'I don't give 'em names,' says Wally Wonfor, the avuncular, silver-bearded gentleman who has been supervising them for 26 years. 'I give 'em numbers. It's not 'Hey, so-and-so', it's 'Hey, number seven'.'
A ball girl trots past heading for another shift, a bruise on her knee. 'Super girl, that,' Wally says fondly. 'One of my veterans.' 'I'll be a dead veteran soon,' she puffs back.

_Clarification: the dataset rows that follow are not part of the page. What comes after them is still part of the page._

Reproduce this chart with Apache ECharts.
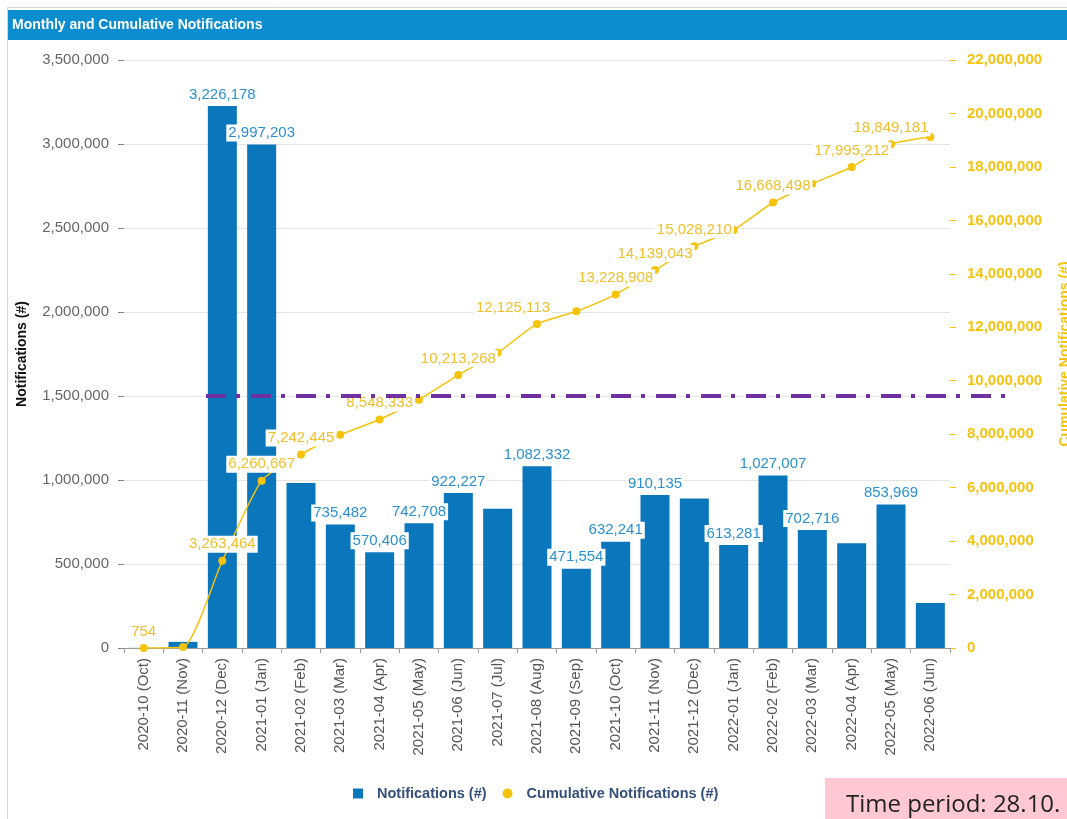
<!DOCTYPE html>
<html>
<head>
<meta charset="utf-8">
<title>Monthly and Cumulative Notifications</title>
<script src="https://cdn.jsdelivr.net/npm/echarts@6/dist/echarts.min.js"></script>
<style>
  html, body { margin: 0; padding: 0; background: #fff; }
  #chart { width: 1067px; height: 819px; }
</style>
</head>
<body>
<div id="chart"></div>
<script>
// 类目
const months = [
  '2020-10 (Oct)', '2020-11 (Nov)', '2020-12 (Dec)', '2021-01 (Jan)', '2021-02 (Feb)',
  '2021-03 (Mar)', '2021-04 (Apr)', '2021-05 (May)', '2021-06 (Jun)', '2021-07 (Jul)',
  '2021-08 (Aug)', '2021-09 (Sep)', '2021-10 (Oct)', '2021-11 (Nov)', '2021-12 (Dec)',
  '2022-01 (Jan)', '2022-02 (Feb)', '2022-03 (Mar)', '2022-04 (Apr)', '2022-05 (May)',
  '2022-06 (Jun)'
];

// 每月通知数
const monthly = [
  754, 36532, 3226178, 2997203, 981778,
  735482, 570406, 742708, 922227, 829513,
  1082332, 471554, 632241, 910135, 889167,
  613281, 1027007, 702716, 623998, 853969,
  268000
];

// 累计通知数
const cumulative = [
  754, 37286, 3263464, 6260667, 7242445,
  7977927, 8548333, 9291041, 10213268, 11042781,
  12125113, 12596667, 13228908, 14139043, 15028210,
  15641491, 16668498, 17371214, 17995212, 18849181,
  19117181
];

// 带数值标签的点
const monthlyLabelIdx = [2, 3, 5, 6, 7, 8, 10, 11, 12, 13, 15, 16, 17, 19];
const cumulativeLabelIdx = [0, 2, 3, 4, 6, 8, 10, 12, 13, 14, 16, 18, 19];

// 紫色参考线
const thresholdValue = 1500000;

// 坐标轴刻度
const leftTicks = { max: 3500000, interval: 500000 };
const rightTicks = { max: 22000000, interval: 2000000 };

const FONT = '"Liberation Sans", Arial, sans-serif';
const BLUE = '#0a76bc';
const YELLOW = '#f5c20c';

const fmt = v => v.toLocaleString('en-US');

const barData = monthly.map((v, i) => ({
  value: v,
  label: { show: monthlyLabelIdx.includes(i) }
}));

const lineData = cumulative.map((v, i) => {
  const item = { value: v, label: { show: cumulativeLabelIdx.includes(i) } };
  // 2021-08 的标签在原图中偏左
  if (i === 10) item.label.offset = [-24, 0];
  return item;
});

const chart = echarts.init(document.getElementById('chart'), null, { renderer: 'canvas' });

chart.setOption({
  animation: false,
  backgroundColor: '#fff',
  textStyle: { fontFamily: FONT },
  title: {
    text: 'Monthly and Cumulative Notifications',
    left: 8,
    top: 18,
    padding: [0, 4],
    z: 10,
    textStyle: { color: '#fff', fontSize: 14, fontWeight: 'bold', fontFamily: FONT }
  },
  graphic: [
    {
      type: 'rect', z: -10, silent: true,
      shape: { x: 7.5, y: 7.5, width: 1075, height: 830 },
      style: { fill: 'none', stroke: '#d6d6d6', lineWidth: 1 }
    },
    {
      type: 'rect', z: -5, silent: true,
      shape: { x: 8, y: 10, width: 1070, height: 30 },
      style: { fill: '#0b8dcf' }
    },
    {
      type: 'rect', silent: true,
      shape: { x: 825, y: 778, width: 250, height: 50 },
      style: { fill: '#ffc8d3' }
    },
    {
      type: 'text', silent: true,
      style: {
        x: 846, y: 805, text: 'Time period: 28.10.', fill: '#222',
        font: '24px "Open Sans", sans-serif', verticalAlign: 'middle'
      }
    }
  ],
  legend: {
    left: 353,
    top: 786,
    padding: 0,
    itemWidth: 10,
    itemHeight: 10,
    itemGap: 16,
    textStyle: { color: '#34507a', fontSize: 14.5, fontWeight: 'bold', fontFamily: FONT, padding: [0, 0, 0, 9] },
    data: [
      { name: 'Notifications (#)', icon: 'rect' },
      { name: 'Cumulative Notifications (#)', icon: 'circle' }
    ]
  },
  grid: { left: 124, right: 117, top: 60, bottom: 171, outerBoundsMode: 'none', containLabel: false },
  xAxis: {
    type: 'category',
    data: months,
    axisLine: { lineStyle: { color: '#9a9a9a' } },
    axisTick: { show: true, length: 5, lineStyle: { color: '#9a9a9a' } },
    axisLabel: { rotate: 90, margin: 10, color: '#555', fontSize: 15, fontFamily: FONT, interval: 0 }
  },
  yAxis: [
    {
      type: 'value',
      min: 0,
      max: leftTicks.max,
      interval: leftTicks.interval,
      name: 'Notifications (#)',
      nameLocation: 'middle',
      nameGap: 95,
      nameTextStyle: { color: '#111', fontSize: 14, fontWeight: 'bold', fontFamily: FONT },
      axisLine: { show: false },
      axisTick: { show: true, length: 6, lineStyle: { color: '#888' } },
      axisLabel: { margin: 15, color: '#666', fontSize: 15, fontFamily: FONT, formatter: fmt },
      splitLine: { lineStyle: { color: '#e4e4e4' } }
    },
    {
      type: 'value',
      min: 0,
      max: rightTicks.max,
      interval: rightTicks.interval,
      position: 'right',
      name: 'Cumulative Notifications (#)',
      nameLocation: 'middle',
      nameGap: 108,
      nameTextStyle: { color: YELLOW, fontSize: 14, fontWeight: 'bold', fontFamily: FONT },
      axisLine: { show: false },
      axisTick: { show: true, length: 6, lineStyle: { color: YELLOW } },
      axisLabel: { margin: 17, color: YELLOW, fontSize: 15, fontWeight: 'bold', fontFamily: FONT, formatter: fmt },
      splitLine: { show: false }
    }
  ],
  series: [
    {
      name: 'Notifications (#)',
      type: 'bar',
      yAxisIndex: 0,
      barWidth: 29,
      itemStyle: { color: BLUE },
      label: {
        position: 'top',
        distance: 3,
        color: '#2a90d0',
        fontSize: 15,
        fontFamily: FONT,
        backgroundColor: '#fff',
        padding: [1, 2],
        formatter: p => fmt(p.value)
      },
      data: barData,
      markLine: {
        silent: true,
        symbol: 'none',
        label: { show: false },
        lineStyle: { color: '#7030a0', width: 4, type: [20, 10, 4, 11], opacity: 1 },
        data: [[
          { coord: [months[2], thresholdValue], x: 206 },
          { coord: [months[20], thresholdValue], x: 1013 }
        ]]
      }
    },
    {
      name: 'Cumulative Notifications (#)',
      type: 'line',
      yAxisIndex: 1,
      smooth: 0.2,
      symbol: 'circle',
      symbolSize: 8,
      lineStyle: { color: YELLOW, width: 1.5 },
      itemStyle: { color: YELLOW },
      label: {
        position: 'top',
        distance: 4,
        color: '#f0bf2a',
        fontSize: 15,
        fontFamily: FONT,
        backgroundColor: '#fff',
        padding: [1, 2],
        formatter: p => fmt(p.value)
      },
      data: lineData
    }
  ]
});
</script>
</body>
</html>
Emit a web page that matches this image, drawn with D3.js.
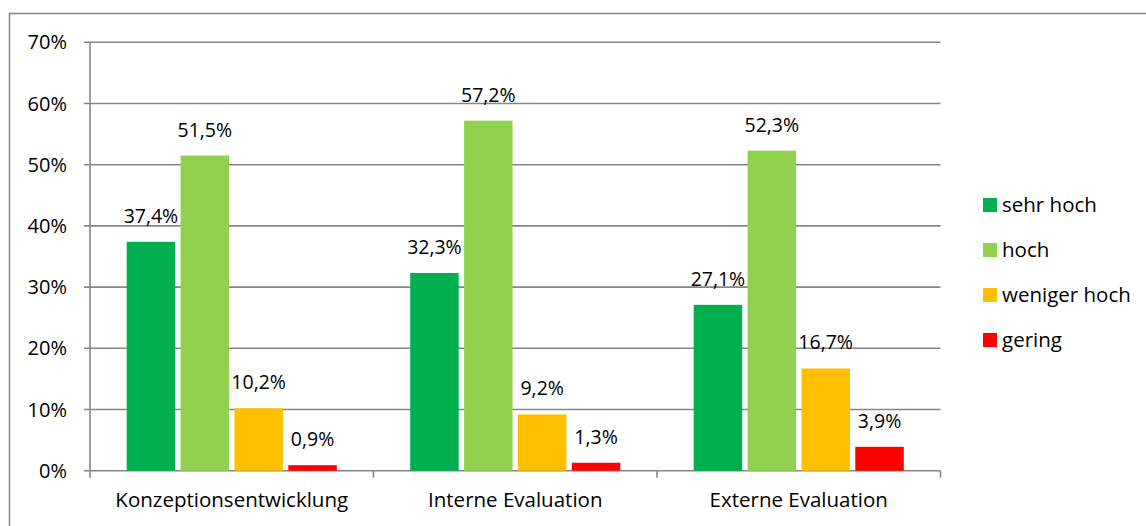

Between shifts the boys and girls get a 40-minute break which they can spend watching the tennis. Most prefer to return to their HQ, located down a warren of corridors behind No 1 Court. There's a lounge area, with in opposite corners a television set showing Becker eliminating Thoms, and a computer game screen showing aliens eliminating earthlings. Reassuringly, the tennis seemed the more popular. Next door, in the canteen, a group of ball girls were playing Trump and Cheat, whooping and giggling. Do they find it hard to hide their emotions on court? 'It's difficult at first not to shout when a player you like does something great,' Vicky, 16, told Almanack. 'But you just . . . ' she clenched her fists, hard, 'and stand really still.'
We sought predictions. Agassi and Navratilova got the girls' vote; the boys went for the smooth one and Novotna. 'Agassi's not bad,' said 15- year-old Imran. 'But I don't see why he shaves his chest.' Nor do we, young man, nor do we.